SHORT TASK:
Repeat the material exactly from its first line to the line that includes "($(e1.north west)!0.31!(e1.south west)$);". Skip pictures.

DATASET ENTRIES:

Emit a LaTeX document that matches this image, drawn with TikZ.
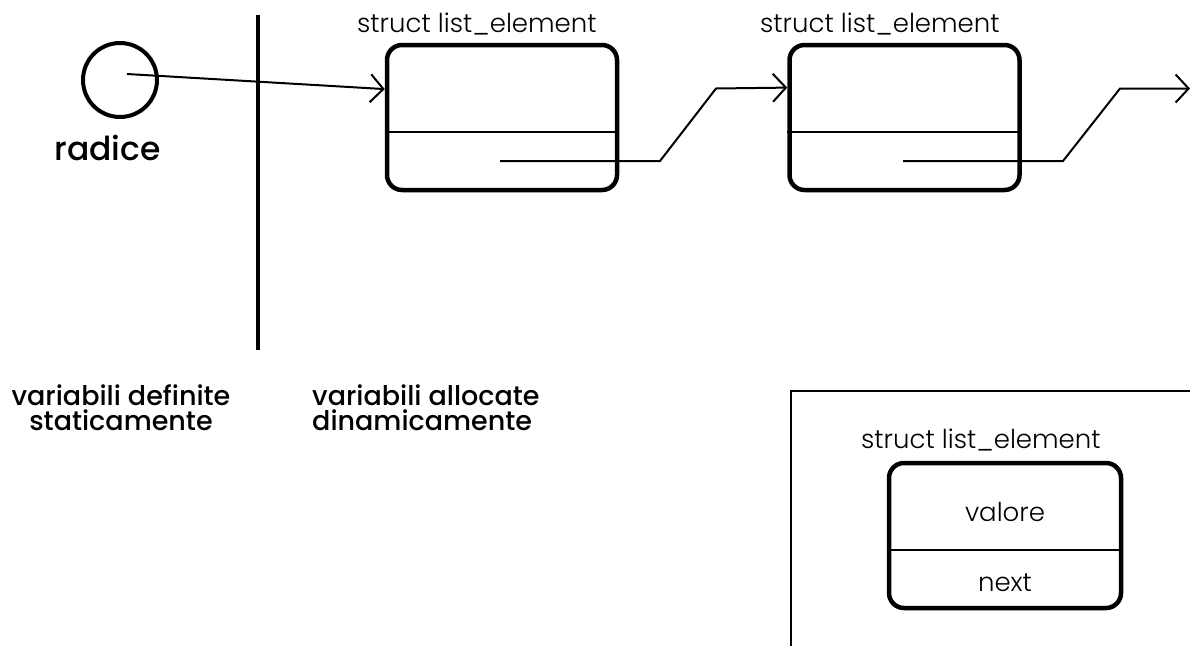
\documentclass[tikz,border=0pt]{standalone}
\usepackage{fontspec}
\setmainfont{Poppins}[UprightFont=* Light, BoldFont=* Medium]
\usetikzlibrary{arrows.meta,calc}
\tikzset{
  elem/.style={draw, line width=4.5pt, rounded corners=15pt, minimum width=230pt, minimum height=145pt, inner sep=0pt},
  thin/.style={line width=2pt},
  ptr/.style={thin, -{Straight Barb[length=13pt,width=28pt,line width=2pt]}},
  lbl/.style={font=\fontsize{26}{28}\selectfont, inner sep=0pt, anchor=base},
  blbl/.style={font=\fontsize{27}{27}\bfseries\selectfont, inner sep=0pt, anchor=base},
}
\begin{document}
\begin{tikzpicture}[x=1pt,y=-1pt]
\useasboundingbox (0,0) rectangle (1190,646);

% root pointer
\node[draw, circle, line width=4pt, minimum size=74pt, inner sep=0pt] (radice) at (120,80) {};
\node[blbl, font=\fontsize{33}{33}\bfseries\selectfont] (rlabel) at (107.5,160) {radice};
\coordinate (rstart) at (127,74);

% boundary between static and dynamic variables
\coordinate (sepTop) at (258,15);
\coordinate (sepBot) at (258,350);
\draw[line width=4pt] (sepTop) -- (sepBot);

% list elements
\node[elem] (e1) at (502,117.5) {};
\node[elem] (e2) at (904.5,117.5) {};
\node[lbl, anchor=base west] (t1) at (357,32) {struct list\_element};
\node[lbl, anchor=base west] (t2) at (760,32) {struct list\_element};
\draw[thin] ($(e1.north west)!0.6!(e1.south west)$) -- ($(e1.north east)!0.6!(e1.south east)$);
\draw[thin] ($(e2.north west)!0.6!(e2.south west)$) -- ($(e2.north east)!0.6!(e2.south east)$);

\draw[ptr] (rstart) -- ($(e1.north west)!0.31!(e1.south west)$);

\coordinate (n1) at (500,161);
\coordinate (n1a) at (660,161);
\coordinate (n1b) at (716,88.5);
\draw[ptr] (n1) -- (n1a) -- (n1b) -- ($(e2.north west)!0.3!(e2.south west)$);

\coordinate (n2) at (903,161);
\coordinate (n2a) at (1063,161);
\coordinate (n2b) at (1120,88.5);
\coordinate (n2end) at (1190,88.5);
\draw[ptr] (n2) -- (n2a) -- (n2b) -- (n2end);

% captions
\node[blbl] (stat1) at (121,405) {variabili definite};
\node[blbl] (stat2) at (121,430) {staticamente};
\node[blbl, anchor=base west] (dyn1) at (312,405) {variabili allocate};
\node[blbl, anchor=base west] (dyn2) at (312,430) {dinamicamente};

% legend
\coordinate (lgTR) at (1190,391);
\coordinate (lgTL) at (791,391);
\coordinate (lgBL) at (791,646);
\draw[thin] (lgTR) -- (lgTL) -- (lgBL);
\node[lbl, anchor=base west] (t3) at (861,448) {struct list\_element};
\node[elem, minimum width=232pt] (e3) at (1005,535.5) {};
\draw[thin] ($(e3.north west)!0.6!(e3.south west)$) -- ($(e3.north east)!0.6!(e3.south east)$);
\node[lbl] (valore) at (1005,521) {valore};
\node[lbl] (next) at (1005,591) {next};
\end{tikzpicture}
\end{document}
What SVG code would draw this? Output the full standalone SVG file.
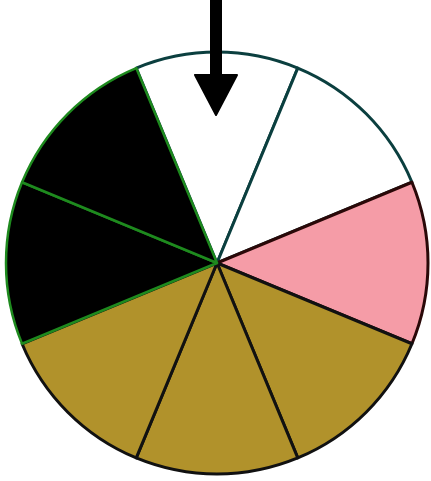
<svg xmlns="http://www.w3.org/2000/svg" width="431" height="481" viewBox="0 0 431 481">
<style>
.w{fill:#ffffff;stroke:#0b3f3f;stroke-width:3;stroke-linejoin:round}
.p{fill:#f59ca7;stroke:#2a0808;stroke-width:3;stroke-linejoin:round}
.o{fill:#b1922b;stroke:#111;stroke-width:3;stroke-linejoin:round}
.b{fill:#000;stroke:#1e8a1e;stroke-width:2.5;stroke-linejoin:round}
</style>
<rect width="431" height="481" fill="#fff"/>
<g id="sectors">
<path id="s1" class="w" d="M217 263 L136.25 68.06 A211 211 0 0 1 297.75 68.06 Z"/>
<path id="s2" class="w" d="M217 263 L297.75 68.06 A211 211 0 0 1 411.94 182.25 Z"/>
<path id="s3" class="p" d="M217 263 L411.94 182.25 A211 211 0 0 1 411.94 343.75 Z"/>
<path id="s4" class="o" d="M217 263 L411.94 343.75 A211 211 0 0 1 297.75 457.94 Z"/>
<path id="s5" class="o" d="M217 263 L297.75 457.94 A211 211 0 0 1 136.25 457.94 Z"/>
<path id="s6" class="o" d="M217 263 L136.25 457.94 A211 211 0 0 1 22.06 343.75 Z"/>
<path id="s7" class="b" d="M217 263 L22.06 343.75 A211 211 0 0 1 22.06 182.25 Z"/>
<path id="s8" class="b" d="M217 263 L22.06 182.25 A211 211 0 0 1 136.25 68.06 Z"/>
</g>
<g id="pointer">
<rect x="210" y="0" width="12" height="78" fill="#000"/>
<polygon points="195,75 237,75 216,115" fill="#000" stroke="#000" stroke-width="2" stroke-linejoin="round"/>
</g>
</svg>
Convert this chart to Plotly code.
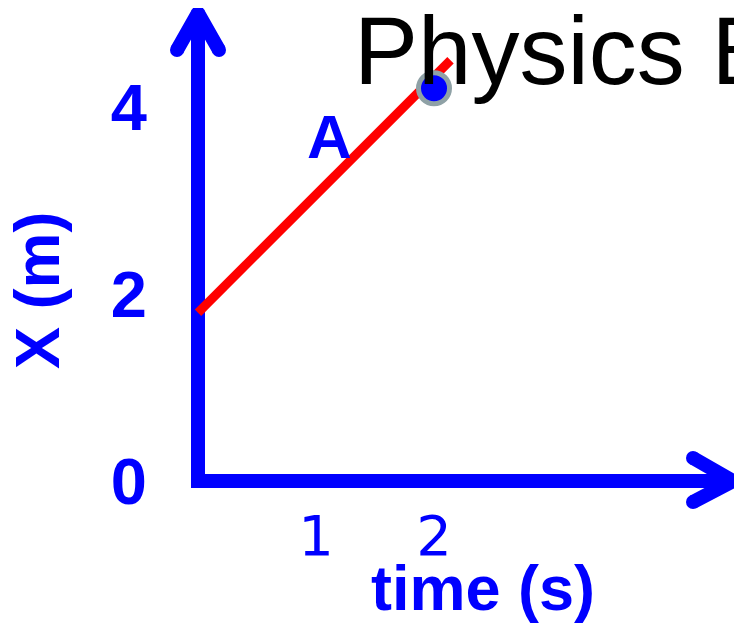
import plotly.graph_objects as go

# position-time data
time_line = [0, 2.14]
pos_line = [1.8, 4.5]
time_point = [2]
pos_point = [4.2]

x_ticks = [1, 2]
x_tick_text = ["1", "2"]
y_ticks = [0, 2, 4]
y_tick_text = ["0", "2", "4"]

BLUE = "#0000FF"
RED = "#FF0000"
W, H = 742, 630
OFF = 8  # page body margin in front of the figure
# pixel scale of the drawing, page pixels (origin at 198, 481)
PX_X, PX_Y = 118.0, 93.5
X0, Y0 = 198, 481


def px_to_x(px):
    return (px - X0) / PX_X


def px_to_y(py):
    return (Y0 - py) / PX_Y


def paper_x(px):
    return (px - OFF) / W


def paper_y(py):
    return 1 - (py - OFF) / H


fig = go.Figure()

# axis arrows
x_tip, y_tip = px_to_x(733), px_to_y(13)
fig.add_trace(go.Scatter(x=[px_to_x(191), x_tip], y=[0, 0], mode="lines",
                         line=dict(color=BLUE, width=14), hoverinfo="skip"))
fig.add_trace(go.Scatter(x=[0, 0], y=[px_to_y(488), y_tip], mode="lines",
                         line=dict(color=BLUE, width=14), hoverinfo="skip"))
fig.add_trace(go.Scatter(x=[px_to_x(693), x_tip, px_to_x(693)],
                         y=[px_to_y(458), 0, px_to_y(502)], mode="lines+markers",
                         line=dict(color=BLUE, width=14),
                         marker=dict(color=BLUE, size=14), hoverinfo="skip"))
fig.add_trace(go.Scatter(x=[px_to_x(177), 0, px_to_x(219)],
                         y=[px_to_y(50), y_tip, px_to_y(50)], mode="lines+markers",
                         line=dict(color=BLUE, width=14),
                         marker=dict(color=BLUE, size=14), hoverinfo="skip"))

# motion A
fig.add_trace(go.Scatter(x=time_line, y=pos_line, mode="lines",
                         line=dict(color=RED, width=9)))
fig.add_trace(go.Scatter(x=time_point, y=pos_point, mode="markers",
                         marker=dict(color=BLUE, size=31,
                                     line=dict(color="#8FA1A6", width=5))))

bold = "Liberation Sans, Arial, sans-serif"
fig.add_annotation(x=px_to_x(329), y=px_to_y(136), text="<b>A</b>", showarrow=False,
                   xanchor="center", yanchor="middle",
                   font=dict(family=bold, size=62, color=BLUE))
fig.add_annotation(x=paper_x(483), y=paper_y(588), xref="paper", yref="paper",
                   text="<b>time (s)</b>", showarrow=False,
                   xanchor="center", yanchor="middle",
                   font=dict(family=bold, size=63, color=BLUE))
fig.add_annotation(x=paper_x(37), y=paper_y(290), xref="paper", yref="paper",
                   text="<b>X (m)</b>", showarrow=False, textangle=-90,
                   xanchor="center", yanchor="middle",
                   font=dict(family=bold, size=63, color=BLUE))
fig.add_annotation(x=paper_x(352), y=paper_y(51), xref="paper", yref="paper",
                   text="Physics B", showarrow=False,
                   xanchor="left", yanchor="middle",
                   font=dict(family=bold, size=96, color="black"))

fig.update_layout(
    width=W, height=H, autosize=False, showlegend=False,
    template="none",
    margin=dict(l=0, r=0, t=0, b=0),
    paper_bgcolor="white", plot_bgcolor="white",
    xaxis=dict(range=[px_to_x(OFF), px_to_x(OFF + W)], showgrid=False, zeroline=False,
               showline=False, ticks="", tickvals=x_ticks, ticktext=x_tick_text,
               tickfont=dict(family="DejaVu Sans", size=56, color=BLUE),
               anchor="free", position=paper_y(Y0), ticklabelstandoff=17,
               automargin=False, fixedrange=True),
    yaxis=dict(range=[px_to_y(OFF + H), px_to_y(OFF)], showgrid=False, zeroline=False,
               showline=False, ticks="", tickvals=y_ticks, ticktext=y_tick_text,
               tickfont=dict(family=bold, size=65, color=BLUE, weight="bold"),
               anchor="free", position=paper_x(X0), ticklabelstandoff=51,
               automargin=False, fixedrange=True),
)

fig.write_html("out.html")
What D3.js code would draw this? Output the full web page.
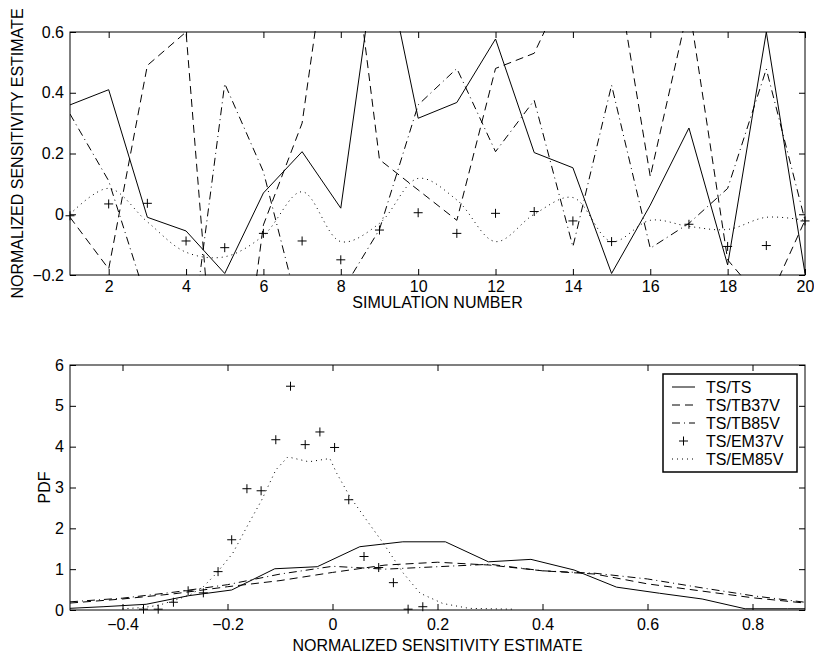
<!DOCTYPE html>
<html lang="en">
<head>
  <meta charset="UTF-8">
  <title>Normalized sensitivity estimates</title>
  <style>
    body {
      margin: 0;
      background: #fff;
    }

    svg {
      display: block;
      font-family: "Liberation Sans", Arial, Helvetica, sans-serif;
    }

    .tick text {
      font-size: 16px;
      fill: #000;
    }

    .tick line {
      stroke: #000;
    }

    .axis-title, .legend text {
      font-size: 16px;
      fill: #000;
    }

    .series {
      fill: none;
      stroke: #000;
      stroke-width: 1;
    }
  </style>
</head>
<body>
  <svg id="chart" width="814" height="658"></svg>

  <script src="https://d3js.org/d3.v7.min.js"></script>
  <script>
    // top panel: estimate per simulation
    const simNumber = [1, 2, 3, 4, 5, 6, 7, 8, 9, 10, 11, 12, 13, 14, 15, 16, 17, 18, 19, 20];
    const simTsTs    = [0.36, 0.41, -0.01, -0.055, -0.195, 0.07, 0.206, 0.02, 0.93, 0.316, 0.368, 0.577, 0.203, 0.153, -0.195, 0.03, 0.284, -0.167, 0.6, -0.195];
    const simTsTb37v = [-0.01, -0.18, 0.49, 0.6, -1.0, -0.035, 0.30, 1.2, 0.18, 0.08, -0.02, 0.48, 0.53, 0.8, 0.9, 0.124, 0.69, -0.15, -0.30, -0.02];
    const simTsTb85v = [0.33, 0.11, -0.29, -0.55, 0.43, 0.14, -0.36, -0.26, -0.05, 0.36, 0.48, 0.206, 0.375, -0.107, 0.425, -0.112, -0.03, 0.085, 0.478, -0.02];
    const simTsEm37v = [-0.005, 0.034, 0.036, -0.088, -0.11, -0.063, -0.088, -0.15, -0.052, 0.005, -0.063, 0.003, 0.009, -0.022, -0.09, -0.25, -0.033, -0.106, -0.103, -0.022];
    const simTsEm85v = [0.0, 0.085, -0.025, -0.125, -0.14, -0.07, 0.074, -0.09, -0.03, 0.118, 0.047, -0.09, 0.0, 0.055, -0.09, -0.02, -0.04, -0.05, -0.01, -0.02];

    // bottom panel: PDFs
    const pdfXTs = [-0.518, -0.437, -0.355, -0.274, -0.192, -0.110, -0.029, 0.052, 0.134, 0.215, 0.297, 0.378, 0.460, 0.541, 0.623, 0.704, 0.786, 0.867, 0.949];
    const pdfTs  = [0.03, 0.08, 0.14, 0.35, 0.49, 1.01, 1.06, 1.55, 1.67, 1.67, 1.18, 1.24, 0.98, 0.56, 0.41, 0.27, 0.03, 0.03, 0.03];

    const pdfXTb = [-0.5, -0.4, -0.3, -0.2, -0.1, 0.0, 0.1, 0.2, 0.3, 0.4, 0.5, 0.6, 0.7, 0.8, 0.9];
    const pdfTb37v = [0.17, 0.27, 0.40, 0.57, 0.72, 0.92, 1.10, 1.17, 1.10, 0.96, 0.88, 0.64, 0.47, 0.30, 0.17];
    const pdfTb85v = [0.20, 0.29, 0.44, 0.62, 0.88, 1.07, 1.00, 1.06, 1.12, 0.96, 0.90, 0.76, 0.55, 0.35, 0.19];

    const pdfXEm37v = [-0.360, -0.332, -0.303, -0.275, -0.246, -0.218, -0.192, -0.163, -0.136, -0.108, -0.080, -0.052, -0.024, 0.004, 0.031, 0.060, 0.088, 0.116, 0.144, 0.172];
    const pdfEm37v  = [0.02, 0.02, 0.19, 0.47, 0.42, 0.94, 1.72, 2.97, 2.92, 4.17, 5.48, 4.05, 4.36, 3.98, 2.70, 1.31, 1.04, 0.67, 0.02, 0.08];

    const pdfXEm85v = [-0.40, -0.36, -0.33, -0.30, -0.27, -0.246, -0.221, -0.19, -0.163, -0.135, -0.108, -0.085, -0.045, -0.005, 0.008, 0.033, 0.065, 0.097, 0.135, 0.167, 0.21, 0.26, 0.345];
    const pdfEm85v  = [0.03, 0.06, 0.12, 0.24, 0.38, 0.57, 0.90, 1.39, 2.04, 2.69, 3.43, 3.75, 3.63, 3.71, 3.35, 2.78, 2.20, 1.63, 0.90, 0.41, 0.16, 0.04, 0.02];

    // ticks
    const topXTicks = [2, 4, 6, 8, 10, 12, 14, 16, 18, 20];
    const topYTicks = [-0.2, 0, 0.2, 0.4, 0.6];
    const botXTicks = [-0.4, -0.2, 0, 0.2, 0.4, 0.6, 0.8];
    const botYTicks = [0, 1, 2, 3, 4, 5, 6];

    const legendNames = ["TS/TS", "TS/TB37V", "TS/TB85V", "TS/EM37V", "TS/EM85V"];
    const dashes = ["none", "8,5", "8,4,1,4", null, "1,4"];

    const svg = d3.select("#chart");
    svg.append("rect").attr("width", 814).attr("height", 658).attr("fill", "#fff");

    const fmtNum = d => d === 0 ? "0" : d3.format(".1f")(d);
    const plus = "M-4.5,0H4.5M0,-4.5V4.5";

    function drawAxes(g, x, y, xTicks, yTicks, fmtX, fmtY, xPad) {
      const [left, right] = x.range();
      const [bottom, top] = y.range();

      g.append("g").attr("transform", `translate(0,${bottom})`)
        .call(d3.axisBottom(x).tickValues(xTicks).tickFormat(fmtX).tickSizeInner(-6).tickSizeOuter(0).tickPadding(xPad));
      g.append("g").attr("transform", `translate(0,${top})`)
        .call(d3.axisTop(x).tickValues(xTicks).tickFormat("").tickSizeInner(-6).tickSizeOuter(0));
      g.append("g").attr("transform", `translate(${left},0)`)
        .call(d3.axisLeft(y).tickValues(yTicks).tickFormat(fmtY).tickSizeInner(-6).tickSizeOuter(0).tickPadding(6));
      g.append("g").attr("transform", `translate(${right},0)`)
        .call(d3.axisRight(y).tickValues(yTicks).tickFormat("").tickSizeInner(-6).tickSizeOuter(0));

      g.selectAll(".domain").remove();
      g.append("rect")
        .attr("x", left).attr("y", top)
        .attr("width", right - left).attr("height", bottom - top)
        .attr("fill", "none").attr("stroke", "#000").attr("stroke-width", 1);
    }

    function addClip(id, x, y) {
      const [left, right] = x.range();
      const [bottom, top] = y.range();
      svg.append("clipPath").attr("id", id)
        .append("rect")
        .attr("x", left).attr("y", top - 1)
        .attr("width", right - left).attr("height", bottom - top + 2);
    }

    function drawLine(g, xs, ys, x, y, dash, curve) {
      const line = d3.line()
        .x((d, i) => x(xs[i]))
        .y(d => y(d))
        .curve(curve || d3.curveLinear);
      g.append("path")
        .datum(ys)
        .attr("class", "series")
        .attr("d", line)
        .attr("stroke-dasharray", dash);
    }

    function drawPlus(g, xs, ys, x, y) {
      const [lo, hi] = y.domain();
      g.selectAll(null)
        .data(ys.map((v, i) => [xs[i], v]).filter(d => d[1] >= lo && d[1] <= hi))
        .enter()
        .append("path")
        .attr("d", plus)
        .attr("transform", d => `translate(${x(d[0])},${y(d[1])})`)
        .attr("stroke", "#000")
        .attr("stroke-width", 1)
        .attr("fill", "none");
    }

    // top panel
    function drawTop() {
      const x = d3.scaleLinear().domain([1, 20]).range([70, 805]);
      const y = d3.scaleLinear().domain([-0.2, 0.6]).range([275, 32]);
      const g = svg.append("g");

      addClip("clipTop", x, y);
      const lines = g.append("g").attr("clip-path", "url(#clipTop)");
      drawLine(lines, simNumber, simTsTs, x, y, dashes[0]);
      drawLine(lines, simNumber, simTsTb37v, x, y, dashes[1]);
      drawLine(lines, simNumber, simTsTb85v, x, y, dashes[2]);
      drawLine(lines, simNumber, simTsEm85v, x, y, dashes[4], d3.curveCatmullRom);
      drawPlus(g, simNumber, simTsEm37v, x, y);

      drawAxes(g, x, y, topXTicks, topYTicks, d3.format("d"), fmtNum, 6);

      g.append("text").attr("class", "axis-title")
        .attr("x", 437.5).attr("y", 308)
        .attr("text-anchor", "middle")
        .text("SIMULATION NUMBER");
      g.append("text").attr("class", "axis-title")
        .attr("transform", "translate(23,153.5) rotate(-90)")
        .attr("text-anchor", "middle")
        .text("NORMALIZED SENSITIVITY ESTIMATE");
    }

    // bottom panel
    function drawBottom() {
      const x = d3.scaleLinear().domain([-0.5, 0.9]).range([70, 805]);
      const y = d3.scaleLinear().domain([0, 6]).range([610, 365]);
      const g = svg.append("g");

      addClip("clipBot", x, y);
      const lines = g.append("g").attr("clip-path", "url(#clipBot)");
      drawLine(lines, pdfXTs, pdfTs, x, y, dashes[0]);
      drawLine(lines, pdfXTb, pdfTb37v, x, y, dashes[1]);
      drawLine(lines, pdfXTb, pdfTb85v, x, y, dashes[2]);
      drawLine(lines, pdfXEm85v, pdfEm85v, x, y, dashes[4]);
      drawPlus(g, pdfXEm37v, pdfEm37v, x, y);

      drawAxes(g, x, y, botXTicks, botYTicks, fmtNum, d3.format("d"), 9);

      g.append("text").attr("class", "axis-title")
        .attr("x", 437.5).attr("y", 651)
        .attr("text-anchor", "middle")
        .text("NORMALIZED SENSITIVITY ESTIMATE");
      g.append("text").attr("class", "axis-title")
        .attr("transform", "translate(50,487.5) rotate(-90)")
        .attr("text-anchor", "middle")
        .text("PDF");

      // legend
      const lg = g.append("g").attr("class", "legend");
      lg.append("rect")
        .attr("x", 663).attr("y", 374)
        .attr("width", 134).attr("height", 98)
        .attr("fill", "#fff").attr("stroke", "#000").attr("stroke-width", 1.5);

      const rowY = d3.scalePoint().domain(legendNames).range([387, 459]);
      legendNames.forEach((name, i) => {
        const cy = rowY(name);
        if (dashes[i] === null) {
          lg.append("path").attr("d", plus)
            .attr("transform", `translate(683.5,${cy})`)
            .attr("stroke", "#000").attr("fill", "none");
        } else {
          lg.append("line")
            .attr("x1", 672).attr("x2", 695)
            .attr("y1", cy).attr("y2", cy)
            .attr("stroke", "#000").attr("stroke-width", 1)
            .attr("stroke-dasharray", dashes[i]);
        }
        lg.append("text")
          .attr("x", 706).attr("y", cy + 5.8)
          .text(name);
      });
    }

    drawTop();
    drawBottom();
  </script>
</body>
</html>
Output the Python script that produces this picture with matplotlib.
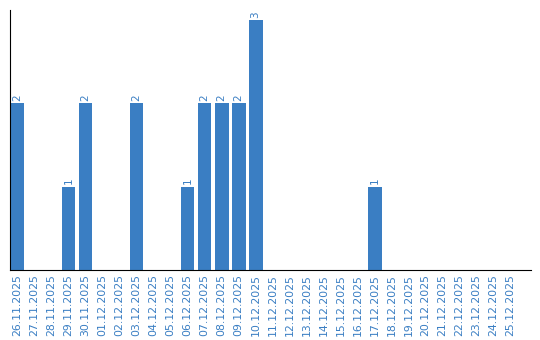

ANSWER TO THIS PROBLEM:
Emit a LaTeX document that matches this image, drawn with TikZ.
\documentclass[tikz,border=0pt]{standalone}
\usepackage{fontspec}
\setmainfont{Poppins}[UprightFont=* Light, BoldFont=* Medium]
\usetikzlibrary{arrows.meta,calc}
\tikzset{
  elem/.style={draw, line width=4.5pt, rounded corners=15pt, minimum width=230pt, minimum height=145pt, inner sep=0pt},
  thin/.style={line width=2pt},
  ptr/.style={thin, -{Straight Barb[length=13pt,width=28pt,line width=2pt]}},
  lbl/.style={font=\fontsize{26}{28}\selectfont, inner sep=0pt, anchor=base},
  blbl/.style={font=\fontsize{27}{27}\bfseries\selectfont, inner sep=0pt, anchor=base},
}
\begin{document}
\begin{tikzpicture}[x=1pt,y=-1pt]
\useasboundingbox (0,0) rectangle (1190,646);

% root pointer
\node[draw, circle, line width=4pt, minimum size=74pt, inner sep=0pt] (radice) at (120,80) {};
\node[blbl, font=\fontsize{33}{33}\bfseries\selectfont] (rlabel) at (107.5,160) {radice};
\coordinate (rstart) at (127,74);

% boundary between static and dynamic variables
\coordinate (sepTop) at (258,15);
\coordinate (sepBot) at (258,350);
\draw[line width=4pt] (sepTop) -- (sepBot);

% list elements
\node[elem] (e1) at (502,117.5) {};
\node[elem] (e2) at (904.5,117.5) {};
\node[lbl, anchor=base west] (t1) at (357,32) {struct list\_element};
\node[lbl, anchor=base west] (t2) at (760,32) {struct list\_element};
\draw[thin] ($(e1.north west)!0.6!(e1.south west)$) -- ($(e1.north east)!0.6!(e1.south east)$);
\draw[thin] ($(e2.north west)!0.6!(e2.south west)$) -- ($(e2.north east)!0.6!(e2.south east)$);

\draw[ptr] (rstart) -- ($(e1.north west)!0.31!(e1.south west)$);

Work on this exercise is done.